Теперь у нас дороги плохи,
Мосты забытые гниют…

Там давалась самая безотрадная картина гужевых дорог того времени, с их рвами и колесами, с их полусгнившими мостами, с холодными и грязными постоялыми дворами, с придорожными кузницами, где медленно чинятся экипажи, сломанные на дорожных рытвинах.

И поэт мечтал о тех грядущих днях —

Когда благому просвещенью
Отдвинем более границ,

о временах, когда

Шоссе Россию здесь и тут,
Соединив, пересекут,
Мосты чугунные чрез воды
Шагнут широкою дугой,
Раздвинем горы, под водой
Пророем дерзостные своды…

Пушкин не верил, что правительства Александра I и Николая I способны сколько-нибудь успешно справиться с неотложной задачей улучшения русских путей сообщения.

Из декабристов особенное внимание пароходам и железным дорогам уделял Н. А. Бестужев — разносторонний ученый-исследователь.

Отправленный, как и многие его товарищи, после разгрома декабрьского восстания на Петровский завод в Восточной Сибири, Бестужев продолжал там заниматься различными экономическими и техническими вопросами.
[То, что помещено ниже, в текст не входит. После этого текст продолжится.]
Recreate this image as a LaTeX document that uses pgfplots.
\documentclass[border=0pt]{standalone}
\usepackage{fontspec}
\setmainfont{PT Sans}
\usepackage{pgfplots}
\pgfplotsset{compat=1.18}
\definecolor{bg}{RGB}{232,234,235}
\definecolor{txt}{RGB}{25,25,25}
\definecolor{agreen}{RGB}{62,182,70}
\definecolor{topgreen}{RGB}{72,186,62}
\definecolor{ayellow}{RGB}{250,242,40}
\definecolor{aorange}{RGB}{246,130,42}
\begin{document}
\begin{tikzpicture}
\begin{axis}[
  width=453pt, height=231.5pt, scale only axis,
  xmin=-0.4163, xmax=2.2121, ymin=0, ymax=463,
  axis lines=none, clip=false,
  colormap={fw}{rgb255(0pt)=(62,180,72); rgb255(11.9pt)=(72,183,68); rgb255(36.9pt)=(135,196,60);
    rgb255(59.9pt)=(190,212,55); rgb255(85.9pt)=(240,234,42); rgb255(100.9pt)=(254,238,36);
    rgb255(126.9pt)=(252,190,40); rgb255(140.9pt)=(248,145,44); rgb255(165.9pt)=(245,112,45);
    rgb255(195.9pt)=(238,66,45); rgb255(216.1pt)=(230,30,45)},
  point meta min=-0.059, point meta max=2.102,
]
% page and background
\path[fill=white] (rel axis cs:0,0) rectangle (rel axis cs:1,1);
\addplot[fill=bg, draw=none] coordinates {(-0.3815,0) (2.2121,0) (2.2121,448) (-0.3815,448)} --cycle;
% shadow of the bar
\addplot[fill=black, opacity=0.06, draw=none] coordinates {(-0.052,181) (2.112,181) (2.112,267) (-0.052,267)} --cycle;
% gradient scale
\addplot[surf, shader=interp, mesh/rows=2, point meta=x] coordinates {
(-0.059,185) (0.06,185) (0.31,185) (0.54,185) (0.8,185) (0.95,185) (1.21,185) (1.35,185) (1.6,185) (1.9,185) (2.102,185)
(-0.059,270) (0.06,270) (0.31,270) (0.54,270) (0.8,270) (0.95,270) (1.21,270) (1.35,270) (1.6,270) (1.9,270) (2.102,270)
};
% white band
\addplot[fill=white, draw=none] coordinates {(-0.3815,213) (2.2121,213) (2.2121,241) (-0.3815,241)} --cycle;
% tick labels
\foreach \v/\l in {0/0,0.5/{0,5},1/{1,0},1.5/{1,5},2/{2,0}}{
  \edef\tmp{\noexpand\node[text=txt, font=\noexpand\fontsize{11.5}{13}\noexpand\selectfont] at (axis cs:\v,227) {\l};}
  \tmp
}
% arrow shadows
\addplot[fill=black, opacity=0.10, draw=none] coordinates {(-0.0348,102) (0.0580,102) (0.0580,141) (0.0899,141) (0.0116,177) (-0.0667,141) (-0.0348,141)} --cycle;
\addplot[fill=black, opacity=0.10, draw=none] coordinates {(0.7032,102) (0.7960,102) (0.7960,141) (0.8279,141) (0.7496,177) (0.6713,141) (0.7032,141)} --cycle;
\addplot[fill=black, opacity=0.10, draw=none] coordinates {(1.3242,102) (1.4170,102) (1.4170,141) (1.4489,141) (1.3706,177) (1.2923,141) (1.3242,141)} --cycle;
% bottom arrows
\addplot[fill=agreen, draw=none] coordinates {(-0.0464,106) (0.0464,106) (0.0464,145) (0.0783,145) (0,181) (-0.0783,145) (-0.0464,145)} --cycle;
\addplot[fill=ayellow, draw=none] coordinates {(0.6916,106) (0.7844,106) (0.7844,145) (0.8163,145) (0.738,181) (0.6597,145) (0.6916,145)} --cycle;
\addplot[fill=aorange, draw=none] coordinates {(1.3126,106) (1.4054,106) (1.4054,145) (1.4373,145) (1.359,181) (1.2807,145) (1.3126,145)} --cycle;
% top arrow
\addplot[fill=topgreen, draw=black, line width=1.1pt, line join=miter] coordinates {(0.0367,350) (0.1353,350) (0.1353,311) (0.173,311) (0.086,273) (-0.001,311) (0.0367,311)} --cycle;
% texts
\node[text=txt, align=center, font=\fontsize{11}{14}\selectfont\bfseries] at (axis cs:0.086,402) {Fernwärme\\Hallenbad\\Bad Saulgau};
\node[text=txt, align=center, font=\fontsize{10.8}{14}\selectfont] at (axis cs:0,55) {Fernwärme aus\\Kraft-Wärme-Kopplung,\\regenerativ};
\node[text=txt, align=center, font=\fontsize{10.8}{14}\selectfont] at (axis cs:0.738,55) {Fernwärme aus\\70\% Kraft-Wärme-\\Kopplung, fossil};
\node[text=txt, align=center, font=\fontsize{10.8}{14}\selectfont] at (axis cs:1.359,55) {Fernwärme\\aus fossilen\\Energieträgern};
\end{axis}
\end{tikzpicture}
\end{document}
В частности, Бестужев немало думал и о постройке в России железных дорог.

«Говоря о ходе просвещения, — писал Бестужев брату из ссылки, — нельзя также не упомянуть тебе с некоторой гордостью, что по части физических применений (то есть техники. — В. В.) мы, русские, во многих случаях опережали других европейцев; чугунные дороги не новы, они существуют на многих железных заводах для перевозки руды бог знает с которой поры». В том же письме Бестужев настаивал на скорейшей постройке в России больших железнодорожных линий, начиная с дороги между столицами.

***

Бестужев был прав, утверждая, что рельсовые дороги к тому времени давно уже применялись на металлургических заводах. В XVII и XVIII веках в рудниках и на заводах строились колеи из параллельно уложенных деревянных брусьев или лежней.
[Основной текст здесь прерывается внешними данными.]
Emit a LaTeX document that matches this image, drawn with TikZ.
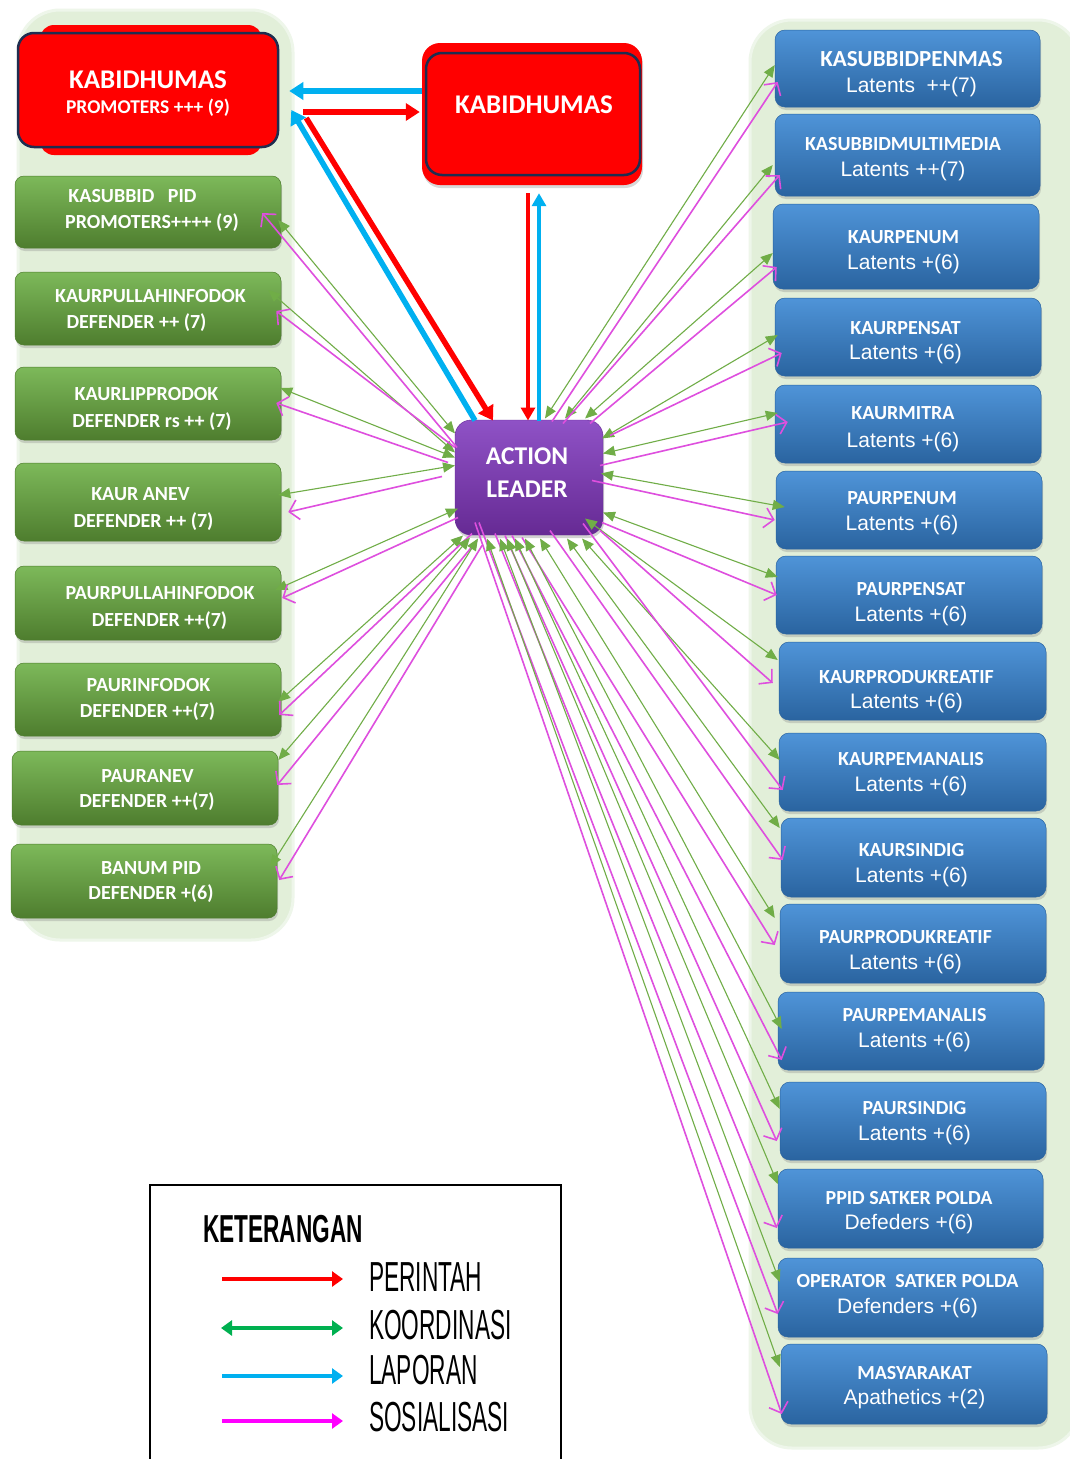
\documentclass[tikz,border=0pt]{standalone}
\usepackage{fontspec}
\usetikzlibrary{arrows.meta,shadows,calc}
\newfontfamily\carl{Carlito}
\newfontfamily\arifont{Liberation Sans}
\newfontfamily\narrowfont[FakeStretch=0.54]{Liberation Sans}
\newfontfamily\narrowbold[FakeStretch=0.58]{Liberation Sans Bold}
\definecolor{panelG}{HTML}{E2EFD9}
\definecolor{panelE}{HTML}{EEF6EA}
\definecolor{gTop}{HTML}{7DB95A}
\definecolor{gMid}{HTML}{5A8A38}
\definecolor{gBot}{HTML}{4E7D2E}
\definecolor{bTop}{HTML}{4F94D8}
\definecolor{bMid}{HTML}{2E6DAD}
\definecolor{bBot}{HTML}{2A64A0}
\definecolor{pTop}{HTML}{8F52C6}
\definecolor{pMid}{HTML}{7030A0}
\definecolor{pBot}{HTML}{662A94}
\definecolor{navy}{HTML}{1F2D50}
\definecolor{lineG}{HTML}{70AD47}
\definecolor{mag}{HTML}{DE4FDE}
\definecolor{cyanA}{HTML}{00B0F0}
\definecolor{legG}{HTML}{00B050}
\definecolor{legM}{HTML}{FF00FF}
\begin{document}
\begin{tikzpicture}[x=1pt,y=-1pt,
  panel/.style={fill=panelG, draw=panelE, line width=3pt, rounded corners=42pt, inner sep=0pt},
  gbox/.style={rounded corners=9pt, top color=gTop, middle color=gMid, bottom color=gBot, draw=gBot, line width=0.5pt, inner sep=0pt,
    drop shadow={opacity=0.3, shadow xshift=1pt, shadow yshift=-3pt}},
  bbox/.style={rounded corners=10pt, top color=bTop, middle color=bMid, bottom color=bBot, draw=bBot, line width=0.5pt, inner sep=0pt,
    drop shadow={opacity=0.3, shadow xshift=1pt, shadow yshift=-3pt}},
  gtxt/.style={text=white, font=\carl\bfseries\fontsize{20}{22}\selectfont, inner sep=0pt, anchor=base, yshift=-6.3pt},
  btxt/.style={text=white, font=\carl\bfseries\fontsize{20}{22}\selectfont, inner sep=0pt, anchor=base, yshift=-6.3pt},
  brtxt/.style={text=white, font=\arifont\fontsize{21}{24}\selectfont, inner sep=0pt, anchor=base, yshift=-7.5pt},
  koor/.style={draw=lineG, line width=1.1pt, {Triangle[length=12pt,width=10pt]}-{Triangle[length=12pt,width=10pt]}},
  sos/.style={draw=mag, line width=1.6pt, -{Straight Barb[length=9pt,width=20pt,line width=1.6pt]}},
  bigred/.style={draw=red, line width=5.5pt, -{Triangle[length=14pt,width=17pt]}},
  bigcyan/.style={draw=cyanA, line width=5.5pt, -{Triangle[length=14pt,width=17pt]}},
  legtxt/.style={font=\narrowfont\fontsize{42}{44}\selectfont, inner sep=0pt, anchor=west}
]
\useasboundingbox (0,0) rectangle (1070,1459);
\fill[white] (0,0) rectangle (1070,1459);

% panels
\node[panel, minimum width=275pt, minimum height=930pt] (pl) at (155.5,475) {};
\node[panel, minimum width=330pt, minimum height=1428pt] (pr) at (915,734) {};

% red boxes
\node[fill=red, rounded corners=14pt, minimum width=222pt, minimum height=130pt, inner sep=0pt] (k1g) at (151,90) {};
\node[fill=red, draw=navy, line width=2.5pt, rounded corners=16pt, minimum width=260pt, minimum height=114pt, inner sep=0pt] (k1) at (148,90) {};
\node[text=white, font=\carl\bfseries\fontsize{27}{29}\selectfont, inner sep=0pt, anchor=base] (k1t) at (148,88) {KABIDHUMAS};
\node[text=white, font=\carl\bfseries\fontsize{19.5}{21}\selectfont, inner sep=0pt, anchor=base] (k1s) at (148,113.5) {PROMOTERS +++ (9)};

\node[fill=red, rounded corners=18pt, minimum width=220pt, minimum height=142pt, inner sep=0pt,
  drop shadow={opacity=0.3, shadow xshift=1pt, shadow yshift=-3pt}] (k2) at (532,114) {};
\node[fill=red, draw=navy, line width=2.5pt, rounded corners=16pt, minimum width=214pt, minimum height=122pt, inner sep=0pt] (k2i) at (533,114) {};
\node[text=white, font=\carl\bfseries\fontsize{27}{29}\selectfont, inner sep=0pt, anchor=base] (k2t) at (534,113) {KABIDHUMAS};

% action leader
\node[rounded corners=16pt, top color=pTop, middle color=pMid, bottom color=pBot, draw=pBot, inner sep=0pt,
  minimum width=148pt, minimum height=115pt, drop shadow={opacity=0.35, shadow xshift=1pt, shadow yshift=-3pt}] (al) at (529,477.5) {};
\node[text=white, font=\carl\bfseries\fontsize{25.5}{28}\selectfont, inner sep=0pt, anchor=base] (alt1) at (527,464) {ACTION};
\node[text=white, font=\carl\bfseries\fontsize{25.5}{28}\selectfont, inner sep=0pt, anchor=base] (alt2) at (527,497) {LEADER};

% green boxes
\foreach \n/\xa/\xb/\ya/\yb in {g1/15/281/176/248,g2/15/281/272/345,g3/15/281/367/440,g4/15/281/463/541,g5/15/281/566/640,g6/15/281/663/736,g7/12/278/751/825,g8/11/277/844/918}
  \node[gbox, minimum width={(\xb-\xa)*1pt}, minimum height={(\yb-\ya)*1pt}] (\n) at ({(\xa+\xb)/2},{(\ya+\yb)/2}) {};

\foreach \n/\x/\y/\t in {g1a/132.5/196/{KASUBBID\ \ \ PID},g1b/152/222/{PROMOTERS++++ (9)},
  g2a/150.5/296/{KAURPULLAHINFODOK},g2b/136.5/322/{DEFENDER ++ (7)},
  g3a/146.5/394/{KAURLIPPRODOK},g3b/152/421/{DEFENDER rs ++ (7)},
  g4a/140.5/494/{KAUR ANEV},g4b/143.5/521/{DEFENDER ++ (7)},
  g5a/160/593/{PAURPULLAHINFODOK},g5b/159.5/620/{DEFENDER ++(7)},
  g6a/148.5/685/{PAURINFODOK},g6b/147.5/711/{DEFENDER ++(7)},
  g7a/147.5/776/{PAURANEV},g7b/147/801/{DEFENDER ++(7)},
  g8a/151/868/{BANUM PID},g8b/151/893/{DEFENDER +(6)}}
  \node[gtxt] (\n) at (\x,\y) {\t};

% blue boxes
\foreach \n/\xa/\xb/\ya/\yb in {r1/775/1040/30/107,r2/775/1040/114/196,r3/773/1039/204/289,r4/775/1041/298/376,
  r5/775/1041/385/463,r6/776/1042/471/549,r7/776/1042/556/634,r8/779/1046/642/720,r9/779/1046/733/811,
  r10/781/1046/818/897,r11/780/1046/904/983,r12/778/1044/992/1070,r13/780/1046/1082/1160,
  r14/778/1043/1169/1248,r15/778/1043/1258/1337,r16/781/1047/1344/1424}
  \node[bbox, minimum width={(\xb-\xa)*1pt}, minimum height={(\yb-\ya)*1pt}] (\n) at ({(\xa+\xb)/2},{(\ya+\yb)/2}) {};

\node[btxt, font=\carl\bfseries\fontsize{23}{25}\selectfont, yshift=-1pt] (r1-l1) at (911.5,59) {KASUBBIDPENMAS};
\node[brtxt] (r1-l2) at (911.5,85) {Latents\ \ ++(7)};
\foreach \n/\x/\ya/\yb/\ta/\tb in {
  r2/903/144/169/{KASUBBIDMULTIMEDIA}/{Latents ++(7)},
  r3/903.5/237/262/{KAURPENUM}/{Latents +(6)},
  r4/905.5/328/352/{KAURPENSAT}/{Latents +(6)},
  r5/903/413/440/{KAURMITRA}/{Latents +(6)},
  r6/902/498/523/{PAURPENUM}/{Latents +(6)},
  r7/911/589/614/{PAURPENSAT}/{Latents +(6)},
  r8/906.5/677/701/{KAURPRODUKREATIF}/{Latents +(6)},
  r9/911/759/784/{KAURPEMANALIS}/{Latents +(6)},
  r10/911.5/850/875/{KAURSINDIG}/{Latents +(6)},
  r11/905.5/937/962/{PAURPRODUKREATIF}/{Latents +(6)},
  r12/914.5/1015/1040/{PAURPEMANALIS}/{Latents +(6)},
  r13/914.5/1108/1133/{PAURSINDIG}/{Latents +(6)},
  r14/909/1198/1222/{PPID SATKER POLDA}/{Defeders +(6)},
  r15/907.5/1281/1306/{OPERATOR\ \ SATKER POLDA}/{Defenders +(6)},
  r16/914.5/1373/1397/{MASYARAKAT}/{Apathetics +(2)}}
  {\node[btxt] (\n-l1) at (\x,\ya) {\ta};
   \node[brtxt] (\n-l2) at (\x,\yb) {\tb};}

% koordinasi and sosialisasi lines, left
\foreach \b/\ga/\gb/\ma/\mb/\gx/\gy/\mx/\my in {g1/-74/-44/-72/-30/-3/8/-19/1,
  g2/-74/-25/-74/-30/-13/-18.5/-5/2.5,
  g3/-74/-20/-81/-15/-1/-15.5/-5/-0.5,
  g4/-74/-12/-87/-1/-3/-7/7/10,
  g5/-71/31/-71/40/-6/-13/1/-5,
  g6/-66/58/-57/56/-3/2.5/-2/15.5,
  g7/-59/60/-52/63/0/-28/-1/-3,
  g8/-51/61/-47/68/-7/-14/2/-1}
{
  \draw[koor] ($(al.center)+(\ga,\gb)$) -- ($(\b.east)+(\gx,\gy)$);
  \draw[sos] ($(al.center)+(\ma,\mb)$) -- ($(\b.east)+(\mx,\my)$);
}
% right
\foreach \b/\ga/\gb/\ma/\mb/\gx/\gy/\mx/\my in {r1/16/-59/23/-56/0/-3.5/3/13.5,
  r2/36/-59/34/-54/-2/10/5/20,
  r3/56/-59/61/-54/0/6.5/4/20.5,
  r4/73/-39/81/-42/3/-2/7/16,
  r5/74/-24/71/-12/3/-11/13/-2,
  r6/72/-4/63/3/9/-3/-1/10,
  r7/74/35/73/45/2/-18/1/0,
  r8/56/41/71/53/-1/-21/-6/2,
  r9/53/61/54/46/1/-12/4/18,
  r10/38/61/21/53/-1/-29.5/2/2.5,
  r11/11/61/-7/60/-5/-25.5/-5/1.5,
  r12/-4/61/-17/58/4/-2/4/29,
  r13/-14/61/-24/58/0/-12/-3/20,
  r14/-22/61/-34/56/0/-24.5/-1/19.5,
  r15/-29/61/-50/45/2/-15.5/0/16.5,
  r16/-42/61/-54/45/-1/-17/1/30}
{
  \draw[koor] ($(al.center)+(\ga,\gb)$) -- ($(\b.west)+(\gx,\gy)$);
  \draw[sos] ($(al.center)+(\ma,\mb)$) -- ($(\b.west)+(\mx,\my)$);
}

% big arrows
\draw[bigcyan] ($(k2.west)+(0,-23)$) -- ($(k1.east)+(10,1)$);
\draw[bigred] ($(k1.east)+(24,22)$) -- ($(k2.west)+(-2,-2)$);
\draw[bigcyan] ($(al.center)+(-54,-57)$) -- ($(k1.east)+(12,20)$);
\draw[bigred] ($(k1.east)+(27,28)$) -- ($(al.center)+(-36,-57)$);
\draw[draw=red, line width=4pt, -{Triangle[length=13pt,width=14pt]}] ($(k2.south)+(-4,8)$) -- ($(al.center)+(-1,-57)$);
\draw[draw=cyanA, line width=4pt, -{Triangle[length=13pt,width=14pt]}] ($(al.center)+(10,-57)$) -- ($(k2.south)+(7,8)$);

% legend
\draw[line width=1.5pt] (150,1462) -- (150,1185) -- (561,1185) -- (561,1462);
\node[font=\narrowbold\fontsize{39}{42}\selectfont, inner sep=0pt, anchor=west] (ket) at (203,1229) {KETERANGAN};
\coordinate (l1a) at (222,1279); \coordinate (l1b) at (343,1279);
\coordinate (l2a) at (221,1328); \coordinate (l2b) at (343,1328);
\coordinate (l3a) at (222,1376); \coordinate (l3b) at (343,1376);
\coordinate (l4a) at (222,1421); \coordinate (l4b) at (343,1421);
\draw[draw=red, line width=3.5pt, -{Triangle[length=11pt,width=15pt]}] (l1a) -- (l1b);
\draw[draw=legG, line width=3.5pt, {Triangle[length=11pt,width=15pt]}-{Triangle[length=11pt,width=15pt]}] (l2a) -- (l2b);
\draw[draw=cyanA, line width=3.5pt, -{Triangle[length=11pt,width=15pt]}] (l3a) -- (l3b);
\draw[draw=legM, line width=3.5pt, -{Triangle[length=11pt,width=15pt]}] (l4a) -- (l4b);
\node[legtxt] (t1) at (369,1277) {PERINTAH};
\node[legtxt] (t2) at (369,1325) {KOORDINASI};
\node[legtxt] (t3) at (369,1370) {LAPORAN};
\node[legtxt] (t4) at (369,1417) {SOSIALISASI};
\end{tikzpicture}
\end{document}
В конце XVIII века на русских горнометаллургических заводах, в портах и т. д. стали появляться и собственно рельсовые дороги, наряду с которыми долгое время сохранялись и деревянные пути с металлическим покрытием. Основными типами рельсов были уголковые, допускающие применение повозок с обыкновенными колесами, а также рельсы прямоугольного, грибовидного, выпуклого или иного профиля, требующие применения повозок с колесами, специально приспособленными для данных рельсов.
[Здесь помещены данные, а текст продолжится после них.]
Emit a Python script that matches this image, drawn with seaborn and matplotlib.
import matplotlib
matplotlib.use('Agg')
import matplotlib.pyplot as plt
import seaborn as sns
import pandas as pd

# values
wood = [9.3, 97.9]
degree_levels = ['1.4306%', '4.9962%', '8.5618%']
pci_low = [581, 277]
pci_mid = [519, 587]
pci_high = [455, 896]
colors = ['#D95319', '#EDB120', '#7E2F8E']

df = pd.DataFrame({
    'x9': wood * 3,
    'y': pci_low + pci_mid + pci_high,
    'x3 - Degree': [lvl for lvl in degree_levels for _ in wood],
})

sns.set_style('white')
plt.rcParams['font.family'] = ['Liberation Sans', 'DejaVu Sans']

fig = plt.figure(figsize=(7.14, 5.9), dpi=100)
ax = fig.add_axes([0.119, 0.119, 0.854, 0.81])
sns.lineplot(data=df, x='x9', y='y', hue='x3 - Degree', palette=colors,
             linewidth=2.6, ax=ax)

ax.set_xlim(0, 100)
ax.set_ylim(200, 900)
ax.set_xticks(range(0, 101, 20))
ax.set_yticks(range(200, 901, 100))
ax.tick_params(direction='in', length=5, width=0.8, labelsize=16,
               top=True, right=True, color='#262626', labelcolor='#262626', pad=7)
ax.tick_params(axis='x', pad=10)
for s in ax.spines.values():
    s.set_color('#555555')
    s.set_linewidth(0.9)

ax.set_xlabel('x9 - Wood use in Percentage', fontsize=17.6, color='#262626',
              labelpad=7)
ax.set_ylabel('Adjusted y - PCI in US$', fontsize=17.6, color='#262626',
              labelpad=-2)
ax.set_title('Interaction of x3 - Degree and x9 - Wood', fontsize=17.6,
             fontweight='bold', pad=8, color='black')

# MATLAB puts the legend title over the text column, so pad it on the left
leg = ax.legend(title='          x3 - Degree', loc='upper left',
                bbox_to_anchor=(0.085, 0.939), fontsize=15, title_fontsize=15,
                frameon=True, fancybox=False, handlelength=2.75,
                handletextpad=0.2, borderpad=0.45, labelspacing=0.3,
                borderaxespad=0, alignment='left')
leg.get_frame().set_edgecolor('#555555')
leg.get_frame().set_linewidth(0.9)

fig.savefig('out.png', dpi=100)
В первой четверти XIX века была проложена чугунная дорога длиною 175 метров на Александровском заводе в Петрозаводске. Рельсы имели прямоугольный профиль и напоминали чугунные рейки, поставленные на ребро. Ширина колеи этой дороги составляла примерно 3/4 метра. Эта внутризаводская дорога действовала и в 30-х годах XIX века.

Выдающуюся роль в первоначальном развитии рельсового транспорта сыграл сын гидротехника К. Д. Фролова — Петр Козьмич Фролов.

Еще в первом десятилетии XIX века П. К. Фролов выдвинул широкие планы полной перестройки транспорта на алтайских Колывано-Воскресенских заводах, где он работал тогда горным инженером.

Согласно проектам Фролова, представленным им в 1806–1807 годах, следовало построить несколько чугунных рельсовых дорог, каждая протяжением до 100 километров или даже больше. Наряду с ними Фролов предлагал провести ряд больших каналов, чтобы создать на Алтае единую сеть усовершенствованных путей сообщения.

Но алтайское горное начальство отвергло эти предложения. Фролову удалось добиться лишь постройки в 1806–1810 годах небольшой Змеиногорской дороги, протяжением около 1,9 километра. По своим техническим качествам дорога являлась в то время большим достижением, русского инженерного искусства.

Почти половина полотна этой дороги была уложена на виадуке и на мосту через реку Корбалиху. Часть полотна пролегала в выемке. Фролов применил сложное верхнее строение пути. Рельсы были выпуклыми. Соответственно чугунные колеса повозок имели глубокие желоба, так что обод колеса с двух сторон охватывал каждый рельс. Рельсы укреплялись на деревянных шпалах.

В 1812 году Фролов, переведенный к этому времени на работу в Петербург, в Горный департамент, выдвинул смелый проект соединения соляного озера Эльтон с Волгою чугунною дорогой протяжением почти в 150 километров. Однако петербургское горное начальство оказалось столь же равнодушно к предложениям талантливого инженера, как и алтайское. Проект Фролова не был осуществлен.

Г. И. Спасский, видный знаток горного дела и журналист, писал в 1825 году о желательности того, чтобы пример П. К. Фролова возбудил и в других местах России, особенно на горных заводах,стремление к постройке подобных дорог:

«Чугунная дорога перед каналом имеет ту выгоду, что может проведена быть во всяком месте, по прямому направлению и по ней всегда, если потребует надобность, может производиться перевозка, кроме остановок за поправлением оной», — подчеркивал Спасский.

В 1830 году сторонник железных дорог и пароходов профессор Петербургского университета Н. П. Щеглов опубликовал в газете «Северный муравей» интересную статью под названием: «О железных дорогах и преимуществах их над обыкновенными дорогами и каналами».

Щеглов дал там подробное описание известных ему иностранных и русских рельсовых дорог. При этом он приходил к выводу, что Змеиногорская дорога Фролова обошлась гораздо дешевле всех зарубежных рельсовых линий и ее следует взять за образец при сооружении других русских «чугунок»: например, при проведении большой чугунной дороги от Твери до Петербурга.